Zack, the ESO presenter, demonstrated an electronic dashboard the county will use to track EMS patient encounters, repeat callers and overdose incident reports. "For patient care incidences through the last 360 days, EMS ended up having ... 20,600 and some calls," Zack said, describing the dashboard’s ability to identify frequent-utilizer patients and generate MIH (mobile integrated health) referrals the port team can act on.
Zack said the dashboard includes an "overdose incident report" tab and can classify incidents by likely substance, with the caveat that final substance identification often depends on hospital lab testing. He reported that community paramedics led by Tina have treated 255 individuals to date and that the dashboard will help build a baseline for measuring the program’s impact.
Samules told the group she has built contract performance indicators into provider agreements and asked that the county receive a dashboard view of those metrics monthly. "This could be what you consider a baseline where we're measuring ... the improvements that we can make over time," she said.
On medication‑assisted treatment in the field, a medical presenter said a MAT protocol has been written and signed by medical direction and is now in review by the state Office of EMS; the presenter expected the review and ordering of medications to move the county toward field MAT availability in the early December–January timeframe. "That protocol is with him ... We are now in the process of getting that to the state of North Carolina," the speaker said.

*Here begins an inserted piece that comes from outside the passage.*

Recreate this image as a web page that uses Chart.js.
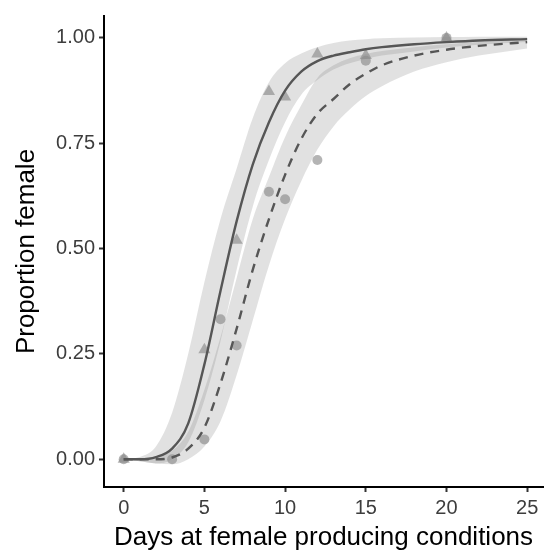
<!DOCTYPE html>
<html>
<head>
<meta charset="utf-8">
<script src="https://cdn.jsdelivr.net/npm/chart.js@4"></script>
<style>
  html, body { margin: 0; padding: 0; background: #fff; }
  #wrap { width: 550px; height: 552px; }
</style>
</head>
<body>
<div id="wrap"><canvas id="chart" width="550" height="552"></canvas></div>
<script>
// fitted curves
const days = [0, 1, 2, 3, 4, 5, 6, 7, 8, 9, 10, 11, 12, 13, 14, 15, 16, 18, 20, 22, 25];
const fitA   = [0, 0, 0.005, 0.025, 0.085, 0.225, 0.40, 0.565, 0.70, 0.80, 0.875, 0.92, 0.945, 0.958, 0.966, 0.973, 0.978, 0.985, 0.99, 0.994, 0.997];
const upperA = [0, 0.005, 0.03, 0.11, 0.25, 0.42, 0.57, 0.69, 0.81, 0.895, 0.94, 0.963, 0.978, 0.988, 0.994, 0.997, 0.999, 1.001, 1.002, 1.003, 1.003];
const lowerA = [0, -0.005, -0.01, 0.0, 0.04, 0.14, 0.28, 0.45, 0.60, 0.71, 0.80, 0.865, 0.90, 0.925, 0.94, 0.95, 0.958, 0.968, 0.977, 0.984, 0.99];
const fitB   = [0, 0, 0, 0.004, 0.025, 0.075, 0.18, 0.31, 0.45, 0.57, 0.675, 0.76, 0.82, 0.855, 0.89, 0.915, 0.935, 0.958, 0.972, 0.981, 0.99];
const upperB = [0, 0, 0.005, 0.02, 0.065, 0.165, 0.29, 0.43, 0.57, 0.67, 0.765, 0.84, 0.905, 0.935, 0.952, 0.962, 0.969, 0.978, 0.985, 0.99, 0.995];
const lowerB = [0, -0.005, -0.01, -0.012, 0.0, 0.03, 0.09, 0.2, 0.33, 0.46, 0.57, 0.66, 0.735, 0.79, 0.83, 0.862, 0.885, 0.92, 0.942, 0.958, 0.975];

// observed proportions
const obsDaysA = [0, 5, 7, 9, 10, 12, 15, 20];
const obsA     = [0, 0.26, 0.52, 0.873, 0.86, 0.962, 0.958, 1.0];
const obsDaysB = [0, 3, 5, 6, 7, 9, 10, 12, 15, 20];
const obsB     = [0, 0, 0.047, 0.332, 0.27, 0.635, 0.617, 0.71, 0.946, 1.0];

const xTicks = [0, 5, 10, 15, 20, 25];
const yTicks = [0, 0.25, 0.5, 0.75, 1];

const toPts = (xs, ys) => xs.map((x, i) => ({ x: x, y: ys[i] }));

const bandFill = 'rgba(128,128,128,0.24)';
const lineColor = '#565656';
const pointColor = 'rgba(140,140,140,0.65)';
const FONT = '"Liberation Sans", Arial, sans-serif';

const band = (data, fill) => ({
    type: 'line',
    data: data,
    borderWidth: 0,
    borderColor: 'transparent',
    backgroundColor: bandFill,
    pointRadius: 0,
    fill: fill,
    cubicInterpolationMode: 'monotone',
    order: 3
});

const config = {
    type: 'line',
    data: {
        datasets: [
            band(toPts(days, lowerA), false),
            band(toPts(days, upperA), '-1'),
            band(toPts(days, lowerB), false),
            band(toPts(days, upperB), '-1'),
            {
                type: 'scatter',
                data: toPts(obsDaysA, obsA),
                pointStyle: 'triangle',
                pointRadius: 7,
                backgroundColor: pointColor,
                borderWidth: 0,
                order: 2
            },
            {
                type: 'scatter',
                data: toPts(obsDaysB, obsB),
                pointStyle: 'circle',
                pointRadius: 5,
                backgroundColor: pointColor,
                borderWidth: 0,
                order: 2
            },
            {
                type: 'line',
                data: toPts(days, fitA),
                borderColor: lineColor,
                borderWidth: 2.4,
                pointRadius: 0,
                fill: false,
                cubicInterpolationMode: 'monotone',
                order: 1
            },
            {
                type: 'line',
                data: toPts(days, fitB),
                borderColor: lineColor,
                borderWidth: 2.4,
                borderDash: [9, 7],
                pointRadius: 0,
                fill: false,
                cubicInterpolationMode: 'monotone',
                order: 1
            }
        ]
    },
    options: {
        responsive: false,
        animation: false,
        layout: { padding: { top: 12, right: 0, left: 0, bottom: 0 } },
        plugins: { legend: { display: false }, tooltip: { enabled: false } },
        scales: {
            x: {
                type: 'linear',
                min: -1.22,
                max: 25.98,
                afterBuildTicks: s => { s.ticks = xTicks.map(v => ({ value: v })); },
                afterFit: s => { s.height = 65; },
                grid: { drawOnChartArea: false, drawTicks: true, tickLength: 5, tickWidth: 2, color: '#333' },
                border: { display: true, color: '#000', width: 2 },
                ticks: { color: '#3d3d3d', font: { family: FONT, size: 20 }, padding: 4 },
                title: { display: true, text: 'Days at female producing conditions', color: '#000', font: { family: FONT, size: 26 }, padding: { top: 0, bottom: -1 } }
            },
            y: {
                type: 'linear',
                min: -0.066,
                max: 1.052,
                afterBuildTicks: s => { s.ticks = yTicks.map(v => ({ value: v })); },
                afterFit: s => { s.width = 104; },
                grid: { drawOnChartArea: false, drawTicks: true, tickLength: 5, tickWidth: 2, color: '#333' },
                border: { display: true, color: '#000', width: 2 },
                ticks: { color: '#3d3d3d', font: { family: FONT, size: 20 }, padding: 4, callback: v => v.toFixed(2) },
                title: { display: true, text: 'Proportion female', color: '#000', font: { family: FONT, size: 26 }, padding: { top: 11, bottom: 0 } }
            }
        }
    }
};

new Chart(document.getElementById('chart'), config);
</script>
</body>
</html>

County officials and staff also discussed data‑sharing limits and privacy. Zack said some datasets will include protected health information and require HPI privileging for internal review, while aggregated or deidentified reports can be prepared for broader sharing. Commissioners asked whether law enforcement or the sheriff would receive data; Zack said information could be shared on request but that initial reporting will focus on program development and internal markers.
The presenters highlighted a procurement change to extend naloxone supply: a vendor offering naloxone at $22 per box (down from $38) and a vending machine funded by a Blue Cross Blue Shield grant that has distributed roughly 140 boxes in about 14 weeks. Samules said those changes should help saturation efforts while the port team and provider network come online.
The meeting closed with plans to present provider proposals in January and to circulate draft contracts for legal review before possible referral to the Board of Commissioners in February.